Coronavírus e rescisão dos contratos de trabalho: quem paga a conta?

No curso das relações trabalhistas a extinção do contrato de trabalho pode acontecer por diversas formas, como, por exemplo, pedido de demissão, dispensa imotivada, justa causa ou sem justa causa, rescisão indireta, etc.

O objeto do presente artigo é uma dessas hipóteses: a extinção em razão de fato do príncipe ou factum principis.

Mas o que seria o denominado FATO DO PRÍNCIPE?

Antes de adentrarmos na celeuma trabalhista, trago aqui um ensinamento de DIREITO ADMINISTRATIVO, com o seguinte conceito:

Fato do príncipe é de acordo com os ensinamentos de Diogo Moreira Netto (2009) uma ação estatal de ordem geral, que não possui relação direta com o contrato administrativo, mas que produz efeitos sobre este, onerando-o, dificultando ou impedindo a satisfação de determinadas obrigações, acarretando um desequilíbrio econômico-financeiro.

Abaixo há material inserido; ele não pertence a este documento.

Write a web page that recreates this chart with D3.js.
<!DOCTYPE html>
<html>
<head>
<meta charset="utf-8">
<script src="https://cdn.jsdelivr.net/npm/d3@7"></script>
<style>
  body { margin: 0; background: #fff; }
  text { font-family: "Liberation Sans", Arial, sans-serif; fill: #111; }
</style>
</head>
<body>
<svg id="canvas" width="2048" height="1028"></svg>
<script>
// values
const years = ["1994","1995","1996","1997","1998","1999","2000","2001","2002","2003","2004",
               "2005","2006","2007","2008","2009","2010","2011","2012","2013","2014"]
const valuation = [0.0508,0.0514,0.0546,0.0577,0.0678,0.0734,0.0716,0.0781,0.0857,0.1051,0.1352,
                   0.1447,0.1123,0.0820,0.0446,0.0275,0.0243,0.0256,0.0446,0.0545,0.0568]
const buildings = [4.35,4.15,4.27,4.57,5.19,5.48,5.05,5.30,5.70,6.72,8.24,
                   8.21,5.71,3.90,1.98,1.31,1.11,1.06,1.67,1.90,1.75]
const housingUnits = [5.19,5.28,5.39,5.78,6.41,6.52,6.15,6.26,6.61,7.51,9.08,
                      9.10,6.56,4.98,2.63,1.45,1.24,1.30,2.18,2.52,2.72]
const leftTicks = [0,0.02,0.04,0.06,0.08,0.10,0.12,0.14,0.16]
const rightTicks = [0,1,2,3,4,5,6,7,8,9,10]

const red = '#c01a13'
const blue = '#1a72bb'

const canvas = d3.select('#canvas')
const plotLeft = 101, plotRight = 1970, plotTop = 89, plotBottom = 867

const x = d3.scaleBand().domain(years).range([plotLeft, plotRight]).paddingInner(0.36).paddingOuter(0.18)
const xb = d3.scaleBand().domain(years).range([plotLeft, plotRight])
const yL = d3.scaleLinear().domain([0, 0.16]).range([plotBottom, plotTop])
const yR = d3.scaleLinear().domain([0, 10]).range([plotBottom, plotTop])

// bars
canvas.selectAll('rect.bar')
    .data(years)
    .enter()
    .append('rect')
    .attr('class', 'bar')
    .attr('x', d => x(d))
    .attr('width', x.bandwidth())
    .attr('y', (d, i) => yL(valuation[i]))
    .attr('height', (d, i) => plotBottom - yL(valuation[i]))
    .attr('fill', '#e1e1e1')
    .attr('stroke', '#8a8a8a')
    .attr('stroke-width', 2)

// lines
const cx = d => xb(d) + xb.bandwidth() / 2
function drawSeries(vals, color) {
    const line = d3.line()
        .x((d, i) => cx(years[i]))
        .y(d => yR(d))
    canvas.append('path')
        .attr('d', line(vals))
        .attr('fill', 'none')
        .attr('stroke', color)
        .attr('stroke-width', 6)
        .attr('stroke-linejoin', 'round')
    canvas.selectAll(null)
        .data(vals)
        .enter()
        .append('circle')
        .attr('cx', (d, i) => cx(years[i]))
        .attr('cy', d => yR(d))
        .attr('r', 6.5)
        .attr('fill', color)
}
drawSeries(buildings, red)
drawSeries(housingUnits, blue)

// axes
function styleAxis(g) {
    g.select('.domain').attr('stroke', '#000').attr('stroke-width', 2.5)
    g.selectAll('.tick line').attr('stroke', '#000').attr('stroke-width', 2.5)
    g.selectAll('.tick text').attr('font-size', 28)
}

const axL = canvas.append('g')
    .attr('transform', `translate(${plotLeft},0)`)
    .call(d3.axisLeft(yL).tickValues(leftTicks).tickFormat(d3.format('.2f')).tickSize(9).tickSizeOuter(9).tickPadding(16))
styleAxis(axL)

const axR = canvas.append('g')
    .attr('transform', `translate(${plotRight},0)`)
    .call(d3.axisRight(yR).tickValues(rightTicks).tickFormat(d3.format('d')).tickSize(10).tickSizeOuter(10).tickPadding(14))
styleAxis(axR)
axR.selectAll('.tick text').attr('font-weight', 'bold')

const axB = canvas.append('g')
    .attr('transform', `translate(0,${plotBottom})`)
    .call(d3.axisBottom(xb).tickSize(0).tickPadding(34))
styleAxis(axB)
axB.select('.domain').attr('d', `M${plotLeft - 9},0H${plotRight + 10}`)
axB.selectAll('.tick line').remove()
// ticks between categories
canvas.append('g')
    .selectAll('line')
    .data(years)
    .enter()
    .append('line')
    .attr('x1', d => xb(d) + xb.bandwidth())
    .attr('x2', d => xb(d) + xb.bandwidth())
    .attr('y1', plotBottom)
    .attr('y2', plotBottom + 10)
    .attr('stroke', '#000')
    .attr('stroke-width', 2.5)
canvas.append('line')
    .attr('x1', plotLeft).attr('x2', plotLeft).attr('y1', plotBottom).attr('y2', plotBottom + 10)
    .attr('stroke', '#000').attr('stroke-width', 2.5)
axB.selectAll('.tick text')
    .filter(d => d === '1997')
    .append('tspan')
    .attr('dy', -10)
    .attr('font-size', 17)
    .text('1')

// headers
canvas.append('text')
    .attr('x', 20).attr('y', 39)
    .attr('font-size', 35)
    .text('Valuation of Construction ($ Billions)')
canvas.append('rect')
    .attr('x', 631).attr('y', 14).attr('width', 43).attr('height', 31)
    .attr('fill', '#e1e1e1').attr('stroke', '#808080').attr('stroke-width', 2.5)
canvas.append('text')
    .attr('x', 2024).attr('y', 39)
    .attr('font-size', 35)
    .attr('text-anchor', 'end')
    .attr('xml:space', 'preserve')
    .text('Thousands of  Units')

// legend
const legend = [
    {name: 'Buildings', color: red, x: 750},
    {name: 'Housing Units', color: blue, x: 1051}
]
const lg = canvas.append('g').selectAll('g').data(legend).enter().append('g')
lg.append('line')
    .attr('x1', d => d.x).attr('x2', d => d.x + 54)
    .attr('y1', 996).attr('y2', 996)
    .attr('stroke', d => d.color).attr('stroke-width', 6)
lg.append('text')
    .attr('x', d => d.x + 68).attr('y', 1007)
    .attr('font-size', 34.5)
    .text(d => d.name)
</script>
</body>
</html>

No Direito Administrativo, então, a ocorrência do chamado “fato do príncipe” pode ensejar alteração do contrato administrativo, ou mesmo sua rescisão.

Nesse contexto, podemos trazer como exemplo de factum principis, no direito administrativo, a desapropriação, onde o estado poderá utilizar de uma propriedade de particular com o fito de promover interesse coletivo – desapropriar um terreno a fim de se construir uma ponte, por exemplo.

Por outro lado, no direito do trabalho, o conceito de factum principis seria a paralisação temporária ou definitiva do trabalho em razão de ato de autoridade municipal, estadual ou federal, ou pela promulgação de lei ou resolução que impossibilite a continuação da atividade.

É o que estabelece o artigo 486, caput, da CLT, vejamos:

Art. 486 – No caso de paralisação temporária ou definitiva do trabalho, motivada por ato de autoridade municipal, estadual ou federal, ou pela promulgação de lei ou resolução que impossibilite a continuação da atividade, prevalecerá o pagamento da indenização, que ficará a cargo do governo responsável. (Redação dada pela Lei nº 1.530, de 26.12.1951).

Neste sentido, pela leitura crua do artigo, considerando que a paralisação das atividades empresariais se deu em razão de ato de autoridade municipal, estadual e federal, impossibilitando a continuidade dos serviços empresariais, deveria o ente arcar com as verbas rescisórias trabalhistas, correto?! Em tese, sim!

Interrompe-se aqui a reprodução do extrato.